Then change Program.cs to:

using Microsoft.ML.OnnxRuntimeGenAI;
var modelDirectory = args.Length == 2 ? args[1] :
    @"C:\git\oss\Phi-3-mini-4k-instruct-onnx\cuda\cuda-int4-rtn-block-32";
using var model = new Model(modelDirectory);
using var tokenizer = new Tokenizer(model);
while (true)
{
    Console.Write("Prompt: ");
    var line = Console.ReadLine();
    if (line == null) { continue; }

    using var tokens = tokenizer.Encode(line);

    using var generatorParams = new GeneratorParams(model);
    generatorParams.SetSearchOption("max_length", 2048);
    generatorParams.SetInputSequences(tokens);

    using var generator = new Generator(model, generatorParams);

    while (!generator.IsDone())
    {
        generator.ComputeLogits();
        generator.GenerateNextToken();
        var outputTokens = generator.GetSequence(0);
        var newToken = outputTokens.Slice(outputTokens.Length - 1, 1);
        var output = tokenizer.Decode(newToken);
        Console.Write(output);
    }
    Console.WriteLine();
}

And you are good to go and can run it with dotnet run .\OnnxRuntimeGenAiDemo.csproj, which may output something like:

[0;93m2024-04-28 09:30:55.0208088 
[W:onnxruntime:onnxruntime-genai, session_state.cc:1166 onnxruntime::VerifyEachNodeIsAssignedToAnEp] 
Some nodes were not assigned to the preferred execution providers which may or may not have an negative 
impact on performance. e.g. ORT explicitly assigns shape related ops to CPU to improve perf.
[0;93m2024-04-28 09:30:55.0262077 
[W:onnxruntime:onnxruntime-genai, session_state.cc:1168 onnxruntime::VerifyEachNodeIsAssignedToAnEp] 
Rerunning with verbose output on a non-minimal build will show node assignments.
Prompt: What is the capital of Denmark?

 The capital of Denmark is Copenhagen.

It is the largest city in Denmark and is located on the eastern coast of the
island of Zealand. Copenhagen is not only the political and cultural center of
Denmark but also a major economic hub. The city is known for its beautiful
architecture, historic sites, and vibrant cultural scene. The Copenhagen Opera
House, Tivoli Gardens, and the Nyhavn canal area are just a few of the
attractions that draw millions of visitors each year.

That’s all!

The warnings are from ONNX Runtime and it is not unusual to see such depending on the ONNX model. If you want to use CPU or DirectML you have to switch both nuget package and adjust code accordingly. I could not get the DirectML working in a quick trial of that.
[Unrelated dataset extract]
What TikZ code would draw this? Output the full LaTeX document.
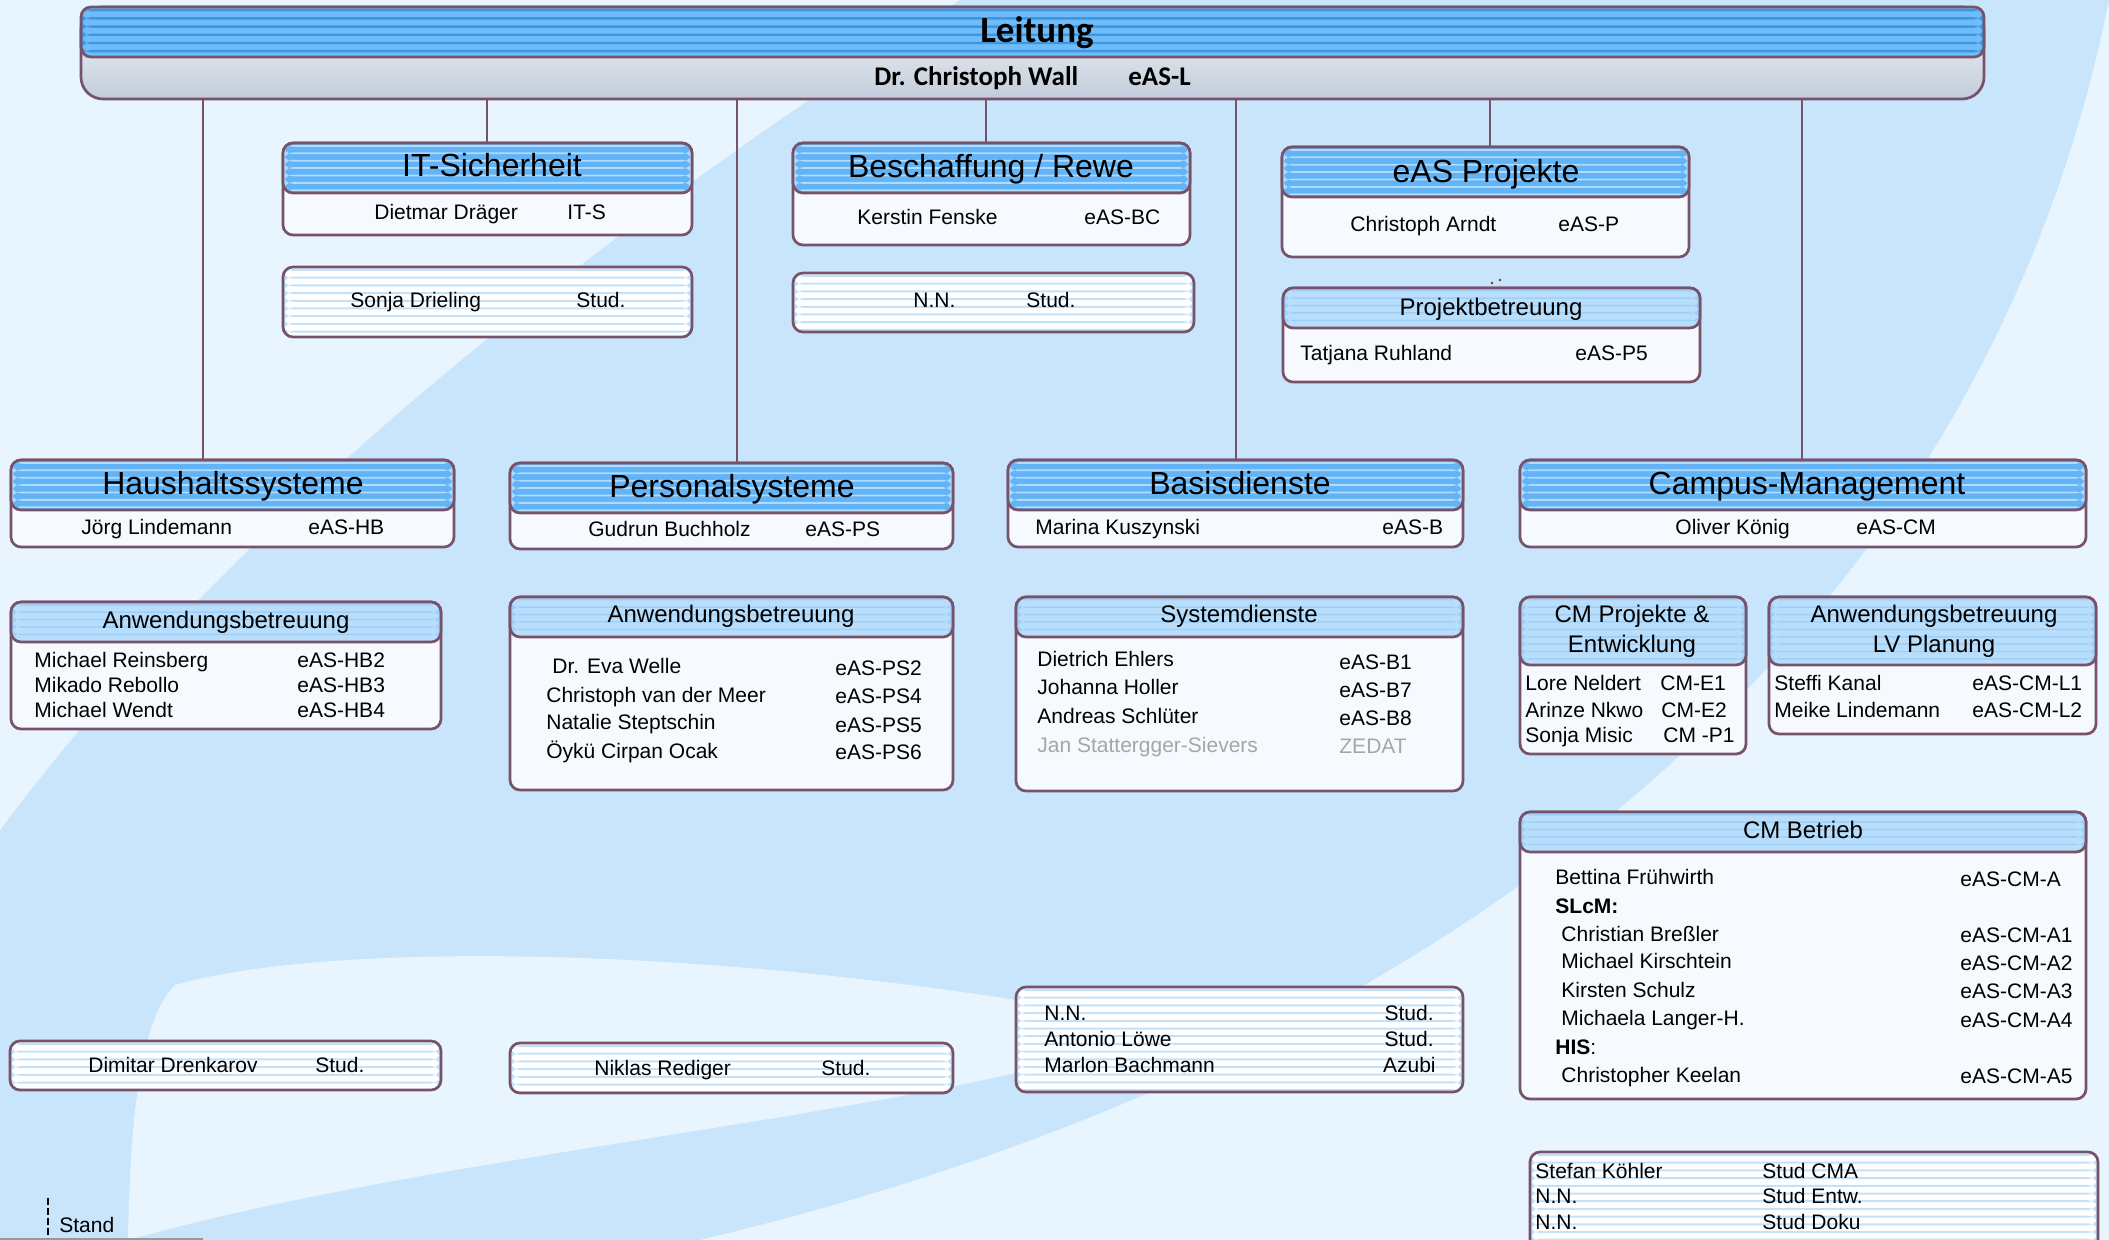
\documentclass[tikz,border=0pt]{standalone}
\usepackage{fontspec}
\setmainfont{Liberation Sans}
\newfontfamily\calfont{Carlito}
\usetikzlibrary{calc}
\definecolor{bgm}{HTML}{C9E5FC}
\definecolor{bgl}{HTML}{E8F4FE}
\definecolor{bord}{HTML}{76536A}
\definecolor{headA}{HTML}{63B4F6}
\definecolor{headAs}{HTML}{B0DBFD}
\definecolor{headB}{HTML}{B9DEFB}
\definecolor{headBs}{HTML}{9ECFF8}
\definecolor{leadA}{HTML}{6FBCF9}
\definecolor{leadAs}{HTML}{3D96E1}
\definecolor{studs}{HTML}{C2E2FB}
\definecolor{bodyc}{HTML}{F6FAFE}
\definecolor{leadtop}{HTML}{F6F8FB}
\definecolor{leadbot}{HTML}{C2CCDA}
\definecolor{greyt}{HTML}{A6A6A6}
\tikzset{
  bx/.style={draw=bord, line width=1.35pt, rounded corners=5pt, outer sep=0pt, inner sep=0pt},
  body/.style={bx, fill=bodyc},
  striped/.style n args={4}{fill=#1, path picture={%
     \foreach \k in {0,...,34}{%
       \fill[#2] ([yshift={-\k*#4-1pt}]path picture bounding box.north west) rectangle ([yshift={-\k*#4-1pt-#3}]path picture bounding box.north east);}}},
  mainhead/.style={bx, striped={headA}{headAs}{0.9pt}{3.7pt}},
  subhead/.style={bx, striped={headB}{headBs}{0.75pt}{3.7pt}},
  stud/.style={bx, striped={white}{studs}{1pt}{3.85pt}},
  leadhead/.style={bx, striped={leadA}{leadAs}{1.2pt}{4.1pt}},
  leadbody/.style={bx, rounded corners=11pt, top color=leadtop, bottom color=leadbot},
  conn/.style={draw=bord, line width=1pt},
  txt/.style={anchor=base west, inner sep=0pt, font=\fontsize{10.5}{12}\selectfont},
  txtr/.style={txt, anchor=base east},
  ttl/.style={anchor=base, inner sep=0pt, font=\fontsize{16}{18}\selectfont},
  sttl/.style={anchor=base, inner sep=0pt, font=\fontsize{12}{14}\selectfont},
  ttlL/.style={anchor=base, inner sep=0pt, font=\calfont\bfseries\fontsize{18.5}{20}\selectfont},
  boldL/.style={anchor=base west, inner sep=0pt, font=\calfont\bfseries\fontsize{13.5}{15}\selectfont},
}
\newcommand\obx[6]{\node[#6, anchor=north west, minimum width={(#4-#2)*0.5pt}, minimum height={(#5-#3)*0.5pt}] (#1) at (#2,#3) {};}
\newcommand\ptx[5][txt]{\node[#1] (#2) at (#3,#4) {#5};}
\begin{document}
\begin{tikzpicture}[x=0.5pt, y=-0.5pt]
\useasboundingbox (0,0) rectangle (2109,1240);
% background
\fill[bgm] (0,0) rectangle (2109,1240);
\fill[bgl] (0,0) -- (960,0) .. controls (600,230) and (230,520) .. (0,830) -- cycle;
\fill[bgl] (128,1240) .. controls (130,1120) and (140,1020) .. (175,985) .. controls (350,935) and (800,950) .. (1180,1030) .. controls (900,1120) and (450,1150) .. (128,1240) -- cycle;
\fill[bgl] (2109,0) -- (2109,1240) -- (700,1240) .. controls (1500,1050) and (1990,600) .. (2109,0) -- cycle;

% Leitung
\obx{lead}{81}{7}{1984}{99}{leadbody}
\obx{leadh}{81}{7}{1984}{57}{leadhead}

% boxes: bodies
\obx{its}{283}{143}{692}{235}{body}
\obx{bes}{793}{143}{1190}{245}{body}
\obx{eap}{1282}{147}{1689}{257}{body}
\obx{pb}{1283}{288}{1700}{382}{body}
\obx{hs}{11}{460}{454}{547}{body}
\obx{ps}{510}{463}{953}{549}{body}
\obx{bd}{1008}{460}{1463}{547}{body}
\obx{cm}{1520}{460}{2086}{547}{body}
\obx{ahb}{11}{602}{441}{729}{body}
\obx{aps}{510}{597}{953}{790}{body}
\obx{sd}{1016}{597}{1463}{791}{body}
\obx{cmp}{1520}{597}{1746}{754}{body}
\obx{lv}{1769}{597}{2096}{734}{body}
\obx{cmb}{1520}{812}{2086}{1099}{body}

% connectors
\coordinate (k1) at (203,0);
\coordinate (k2) at (487,0);
\coordinate (k3) at (737,0);
\coordinate (k4) at (986,0);
\coordinate (k5) at (1236,0);
\coordinate (k6) at (1490,0);
\coordinate (k7) at (1802,0);
\draw[conn] (k1 |- lead.south) -- (k1 |- hs.north);
\draw[conn] (k2 |- lead.south) -- (k2 |- its.north);
\draw[conn] (k3 |- lead.south) -- (k3 |- ps.north);
\draw[conn] (k4 |- lead.south) -- (k4 |- bes.north);
\draw[conn] (k5 |- lead.south) -- (k5 |- bd.north);
\draw[conn] (k6 |- lead.south) -- (k6 |- eap.north);
\draw[conn] (k7 |- lead.south) -- (k7 |- cm.north);

% headers
\obx{itsh}{283}{143}{692}{193}{mainhead}
\obx{besh}{793}{143}{1190}{193}{mainhead}
\obx{eaph}{1282}{147}{1689}{197}{mainhead}
\obx{pbh}{1283}{288}{1700}{328}{subhead}
\obx{hsh}{11}{460}{454}{510}{mainhead}
\obx{psh}{510}{463}{953}{513}{mainhead}
\obx{bdh}{1008}{460}{1463}{510}{mainhead}
\obx{cmh}{1520}{460}{2086}{510}{mainhead}
\obx{ahbh}{11}{602}{441}{642}{subhead}
\obx{apsh}{510}{597}{953}{637}{subhead}
\obx{sdh}{1016}{597}{1463}{637}{subhead}
\obx{cmph}{1520}{597}{1746}{665}{subhead}
\obx{lvh}{1769}{597}{2096}{665}{subhead}
\obx{cmbh}{1520}{812}{2086}{852}{subhead}

% student boxes
\obx{its2}{283}{267}{692}{337}{stud}
\obx{bes2}{793}{273}{1194}{332}{stud}
\obx{dim}{10}{1041}{441}{1090}{stud}
\obx{nik}{510}{1043}{953}{1093}{stud}
\obx{nna}{1016}{987}{1463}{1092}{stud}
\obx{stk}{1530}{1152}{2098}{1262}{stud}

% small dots
\fill[bord!70!black] (1492,283) circle (1.3);
\fill[bord!70!black] (1500,280) circle (1.3);

% texts: Leitung
\ptx[ttlL]{tlead}{1037}{43}{Leitung}
\ptx[boldL]{tlead1}{874}{86}{Dr. Christoph Wall}
\ptx[boldL]{tlead2}{1128}{86}{eAS-L}

% titles
\ptx[ttl]{titS}{492}{177}{IT-Sicherheit}
\ptx[ttl]{tbes}{991}{178}{Beschaffung / Rewe}
\ptx[ttl]{teap}{1486}{183}{eAS Projekte}
\ptx[sttl]{tpb}{1491}{316}{Projektbetreuung}
\ptx[ttl]{ths}{233}{495}{Haushaltssysteme}
\ptx[ttl]{tps}{732}{498}{Personalsysteme}
\ptx[ttl]{tbd}{1240}{495}{Basisdienste}
\ptx[ttl]{tcm}{1807}{495}{Campus-Management}
\ptx[sttl]{tahb}{226}{628}{Anwendungsbetreuung}
\ptx[sttl]{taps}{731}{623}{Anwendungsbetreuung}
\ptx[sttl]{tsd}{1239}{623}{Systemdienste}
\ptx[sttl]{tcmp1}{1632}{623}{CM Projekte \&}
\ptx[sttl]{tcmp2}{1632}{652}{Entwicklung}
\ptx[sttl]{tlv1}{1934}{623}{Anwendungsbetreuung}
\ptx[sttl]{tlv2}{1934}{652}{LV Planung}
\ptx[sttl]{tcmb}{1803}{838}{CM Betrieb}

% persons
\ptx{p1}{374}{220}{Dietmar Dräger}
\ptx{c1}{567}{220}{IT-S}
\ptx{p2}{350}{308}{Sonja Drieling}
\ptx{c2}{576}{308}{Stud.}
\ptx{p3}{857}{225}{Kerstin Fenske}
\ptx{c3}{1084}{225}{eAS-BC}
\ptx{p4}{913}{308}{N.N.}
\ptx{c4}{1026}{308}{Stud.}
\ptx{p5}{1350}{232}{Christoph Arndt}
\ptx{c5}{1558}{232}{eAS-P}
\ptx{p6}{1300}{361}{Tatjana Ruhland}
\ptx{c6}{1575}{361}{eAS-P5}
\ptx{p7}{81}{535}{Jörg Lindemann}
\ptx{c7}{308}{535}{eAS-HB}
\ptx{p8}{588}{537}{Gudrun Buchholz}
\ptx{c8}{805}{537}{eAS-PS}
\ptx{p9}{1035}{535}{Marina Kuszynski}
\ptx{c9}{1382}{535}{eAS-B}
\ptx{p10}{1675}{535}{Oliver König}
\ptx{c10}{1856}{535}{eAS-CM}

\ptx{p11}{34}{667}{Michael Reinsberg}
\ptx{c11}{297}{667}{eAS-HB2}
\ptx{p12}{34}{692}{Mikado Rebollo}
\ptx{c12}{297}{692}{eAS-HB3}
\ptx{p13}{34}{717}{Michael Wendt}
\ptx{c13}{297}{717}{eAS-HB4}

\ptx{p14}{552}{673}{Dr. Eva Welle}
\ptx{c14}{835}{675}{eAS-PS2}
\ptx{p15}{546}{702}{Christoph van der Meer}
\ptx{c15}{835}{703}{eAS-PS4}
\ptx{p16}{546}{729}{Natalie Steptschin}
\ptx{c16}{835}{732}{eAS-PS5}
\ptx{p17}{546}{758}{Öykü Cirpan Ocak}
\ptx{c17}{835}{759}{eAS-PS6}

\ptx{p18}{1037}{666}{Dietrich Ehlers}
\ptx{c18}{1339}{669}{eAS-B1}
\ptx{p19}{1037}{694}{Johanna Holler}
\ptx{c19}{1339}{697}{eAS-B7}
\ptx{p20}{1037}{723}{Andreas Schlüter}
\ptx{c20}{1339}{725}{eAS-B8}
\ptx[txt, text=greyt]{p21}{1037}{752}{Jan Stattergger-Sievers}
\ptx[txt, text=greyt]{c21}{1339}{753}{ZEDAT}

\ptx{p22}{1525}{690}{Lore Neldert}
\ptx{c22}{1660}{690}{CM-E1}
\ptx{p23}{1525}{717}{Arinze Nkwo}
\ptx{c23}{1661}{717}{CM-E2}
\ptx{p24}{1525}{742}{Sonja Misic}
\ptx{c24}{1663}{742}{CM -P1}

\ptx{p25}{1774}{690}{Steffi Kanal}
\ptx{c25}{1972}{690}{eAS-CM-L1}
\ptx{p26}{1774}{717}{Meike Lindemann}
\ptx{c26}{1972}{717}{eAS-CM-L2}

\ptx{p27}{1555}{884}{Bettina Frühwirth}
\ptx{c27}{1960}{886}{eAS-CM-A}
\ptx{p28}{1555}{913}{\textbf{SLcM:}}
\ptx{p29}{1561}{941}{Christian Breßler}
\ptx{c29}{1960}{942}{eAS-CM-A1}
\ptx{p30}{1561}{968}{Michael Kirschtein}
\ptx{c30}{1960}{970}{eAS-CM-A2}
\ptx{p31}{1561}{997}{Kirsten Schulz}
\ptx{c31}{1960}{998}{eAS-CM-A3}
\ptx{p32}{1561}{1025}{Michaela Langer-H.}
\ptx{c32}{1960}{1027}{eAS-CM-A4}
\ptx{p33}{1555}{1054}{\textbf{HIS}:}
\ptx{p34}{1561}{1082}{Christopher Keelan}
\ptx{c34}{1960}{1083}{eAS-CM-A5}

\ptx{p35}{88}{1072}{Dimitar Drenkarov}
\ptx{c35}{315}{1072}{Stud.}
\ptx{p36}{594}{1075}{Niklas Rediger}
\ptx{c36}{821}{1075}{Stud.}

\ptx{p37}{1044}{1020}{N.N.}
\ptx[txtr]{c37}{1434}{1020}{Stud.}
\ptx{p38}{1044}{1046}{Antonio Löwe}
\ptx[txtr]{c38}{1434}{1046}{Stud.}
\ptx{p39}{1044}{1072}{Marlon Bachmann}
\ptx[txtr]{c39}{1436}{1072}{Azubi}

\ptx{p40}{1535}{1178}{Stefan Köhler}
\ptx{c40}{1762}{1178}{Stud CMA}
\ptx{p41}{1535}{1203}{N.N.}
\ptx{c41}{1762}{1203}{Stud Entw.}
\ptx{p42}{1535}{1229}{N.N.}
\ptx{c42}{1762}{1229}{Stud Doku}

% Stand
\coordinate (st1) at (48,1198);
\coordinate (st2) at (48,1240);
\draw[line width=0.6pt, dash pattern=on 3.5pt off 1.5pt] (st1) -- (st2);
\ptx{stand}{59}{1232}{Stand}
\coordinate (gl1) at (0,1239);
\coordinate (gl2) at (203,1239);
\draw[line width=1.5pt, black!40] (gl1) -- (gl2);
\end{tikzpicture}
\end{document}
Generally ONNX runtime and GenAI packaging and modularization of these is lacking, despite the architecture and design of ONNX runtime being highly modular and extensible. Ideally you should be able to pick and choose one or multiple execution providers and run on whatever provider is available at runtime. This is what we do for our ML computer vision needs but it has required us to custom built and custom package native packages for the ONNX Runtime. This is part of the NtvLibs packages I have published on nuget and for which I created a .NET tool to create such packages. Including support for splitting large native library files across multiple nuget packages similar to how TorchSharp does this. Something I have yet to detail in a blog post. If I’ll ever find the time.

It’s fairly easy to get Phi-3-mini to output garbage or loop forever. Just prompt test for example. Some of this can be controlled via various parameters (via generatorParams.SetSearchOption) of which some are detailed in the Python example code.

Full solution and project can be downloaded as OnnxRuntimeGenAiDemo.zip

2024.04.28